Tenth Circuit Court of Appeals –
Musau v. Carlson, 499 Fed.Appx. 837, 2012 WL 4903251 (10th Cir. 2012) – This is the first Court of Appeals decision in the country to find that immigrants could pursue their right to “witness protection” under the UN Convention Against Transnational Organized Crime (UN-TOC) by filing a petition for writ of habeas corpus, given that they could not ask for such protection in immigration court.
Ninth Circuit Court of Appeals –
Alphonsus v. Holder, 705 F.3d 1031 (9th Cir. 2013) – The Ninth Circuit rejected a finding by the BIA that resisting arrest under the California statute was a “particularly serious crime.” Crimes deemed “particularly serious” make an immigrant ineligible for asylum and withholding of removal. It’s a tricky issue, because the statute deems some crimes “particularly serious” and others are left for the agency to figure out.
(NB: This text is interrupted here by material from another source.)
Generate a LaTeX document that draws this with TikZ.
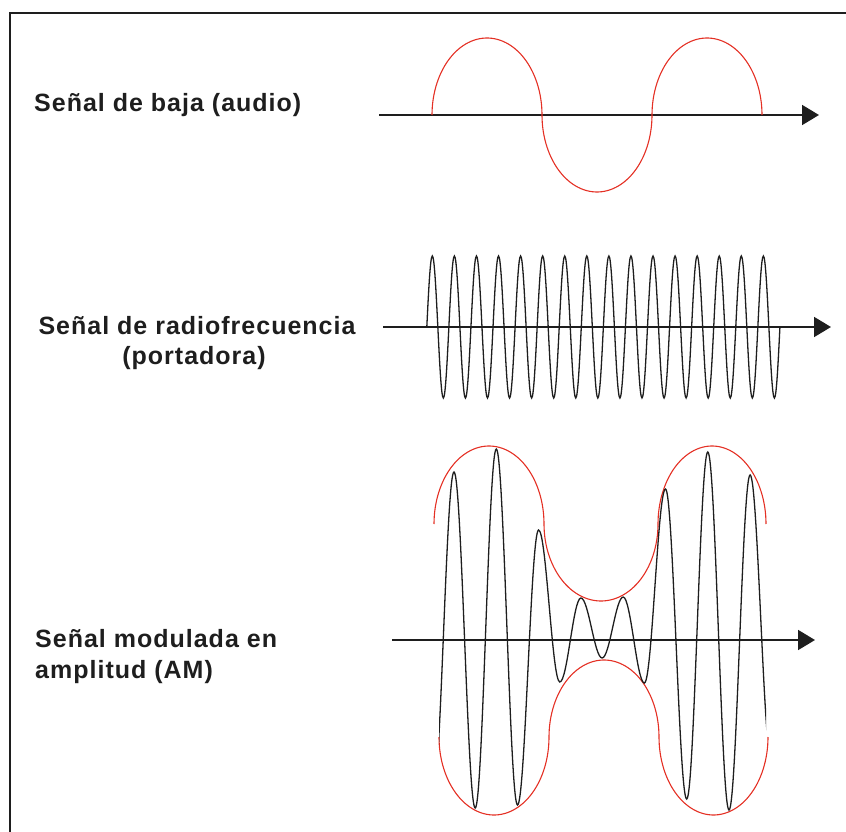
\documentclass[tikz,border=0pt]{standalone}
\usepackage{fontspec}
\newfontfamily\lblfont[LetterSpace=4]{Liberation Sans}
\usetikzlibrary{arrows.meta}
\definecolor{wavered}{RGB}{228,48,36}
\definecolor{ink}{RGB}{30,30,30}
\begin{document}
\begin{tikzpicture}[x=1pt, y=-1pt,
  frameline/.style={line width=2pt, draw=ink},
  axisarrow/.style={line width=1.8pt, draw=ink, -{Triangle[length=17pt,width=20pt]}},
  redwave/.style={line width=1.1pt, draw=wavered},
  blackwave/.style={line width=1.3pt, draw=ink},
  lbl/.style={font=\lblfont\bfseries\fontsize{25}{30}\selectfont, inner sep=0pt, text=ink}]
\useasboundingbox (0,0) rectangle (846,832);
% frame
\draw[frameline] (10,832) -- (10,13.5) -- (846,13.5);

% labels
\node[lbl, anchor=base west] (lab1) at (34,112) {Señal de baja (audio)};
\node[lbl, anchor=base] (lab2a) at (197,334) {Señal de radiofrecuencia};
\node[lbl, anchor=base] (lab2b) at (194,364) {(portadora)};
\node[lbl, anchor=base west] (lab3a) at (35,647) {Señal modulada en};
\node[lbl, anchor=base west] (lab3b) at (35,678) {amplitud (AM)};

% audio signal
\coordinate (a0) at (379,115);
\coordinate (a1) at (819,115);
\draw[axisarrow] (a0) -- (a1);
\draw[redwave] plot[domain=180:360, samples=60] ({487+55*cos(\x)},{115+77*sin(\x)})
  -- plot[domain=0:180, samples=60] ({597-55*cos(\x)},{115+77*sin(\x)})
  -- plot[domain=180:360, samples=60] ({707+55*cos(\x)},{115+77*sin(\x)});

% carrier
\coordinate (c0) at (383,327);
\coordinate (c1) at (831,327);
\draw[axisarrow] (c0) -- (c1);
\draw[blackwave] (426.8,327) foreach \i in {0,...,15} {
  sin ({426.8+22.07*\i+5.52},256) cos ({426.8+22.07*\i+11.03},327)
  sin ({426.8+22.07*\i+16.55},398) cos ({426.8+22.07*(\i+1)},327) };

% AM signal
\coordinate (m0) at (392,640);
\coordinate (m1) at (815,640);
\draw[axisarrow] (m0) -- (m1);
\draw[redwave] plot[domain=180:360, samples=60] ({489+55*cos(\x)},{524+78*sin(\x)})
  -- plot[domain=0:180, samples=60] ({601-57*cos(\x)},{524+77*sin(\x)})
  -- plot[domain=180:360, samples=60] ({712+54*cos(\x)},{524+78*sin(\x)});
\draw[redwave] plot[domain=0:180, samples=60] ({494-55*cos(\x)},{737+78*sin(\x)})
  -- plot[domain=180:360, samples=60] ({604+55*cos(\x)},{737+77*sin(\x)})
  -- plot[domain=0:180, samples=60] ({713.5-54.5*cos(\x)},{737+78*sin(\x)});
\begin{scope}
  \clip (439,400) rectangle (766,850);
  \draw[blackwave] (433,795) foreach \px/\py in {454/472, 475.2/808, 496.3/449, 517.5/805,
      538.6/530, 559.8/682, 580.9/598, 602.1/658, 623.2/597, 644.4/683, 665.5/489,
      686.7/799, 707.8/452, 729.0/810, 750.1/475, 771.3/760} {
    .. controls +(7.69,0) and +(-7.69,0) .. (\px,\py) };
\end{scope}
\end{tikzpicture}
\end{document}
The BIA had said that the immigrant running from police officers was “particularly serious.” But because that phrase has traditionally been limited to crimes where actual danger is likely, the agency hadn’t explained why running from a police officer qualified.
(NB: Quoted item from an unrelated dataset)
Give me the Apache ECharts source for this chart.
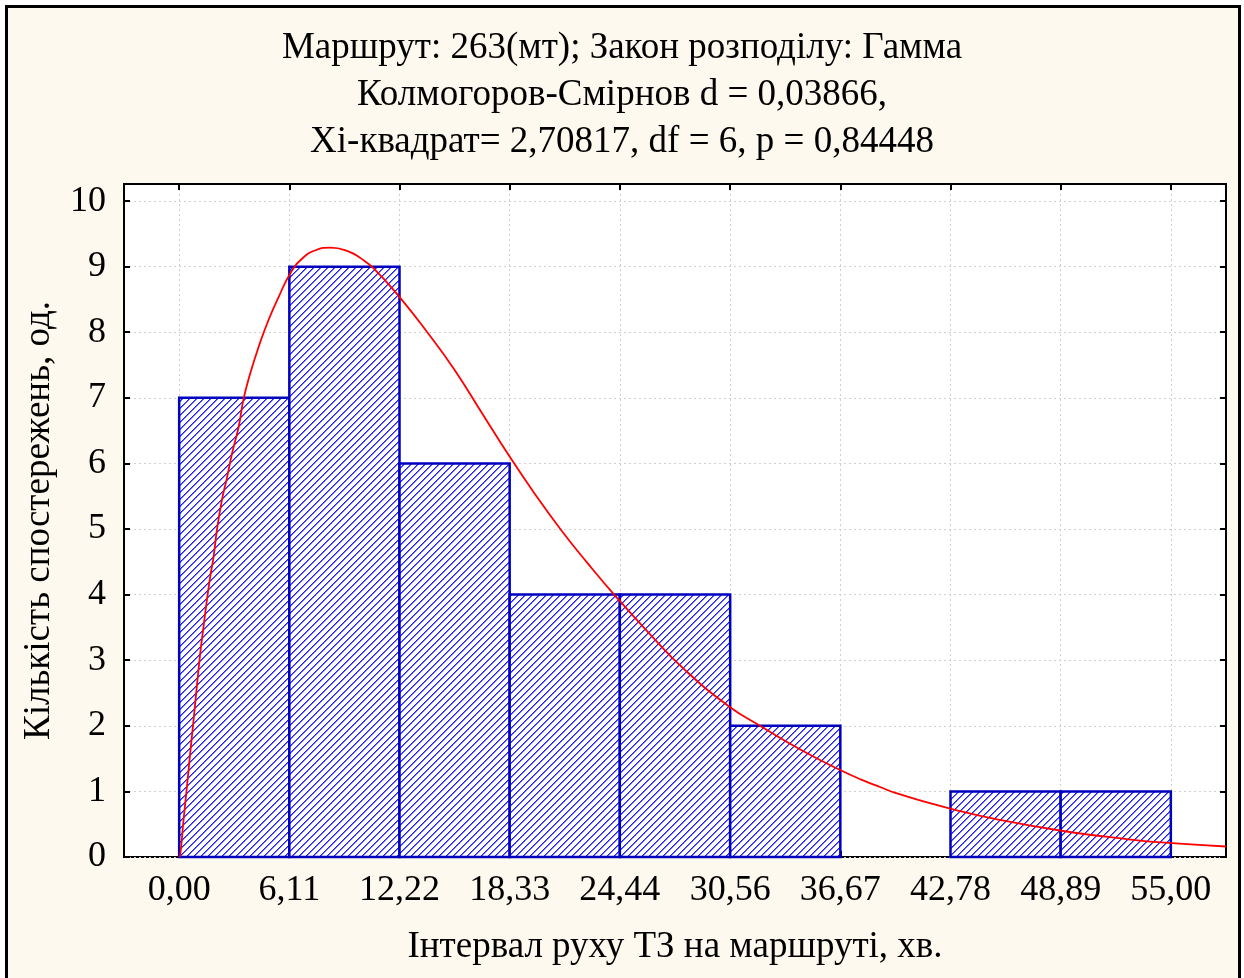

In addition to published cases, our appellate work has led to a number of voluntary remands. When an immigrant files an appeal in Federal Circuit Court, they must file a compelling opening brief outlining the reasons the appeal should be granted. Normally the Department of Justice then has to file its brief, explaining why the appeal should not be granted. But in many cases, when the DOJ receives an opening brief that clearly outlines a compelling reason to reverse the BIA’s decision, they will agree to move to “remand” the case to the BIA, rather than prepare and file a brief defending the BIA’s decision. Although those cases don’t lead to a published decision with the Circuit Court rejecting the BIA’s decision, the result is the same. The immigrant “wins” and the case goes back to the BIA to reconsider its past decision. Our appellate work has led to “voluntary” remands in a number of cases in various Circuit Courts around the country.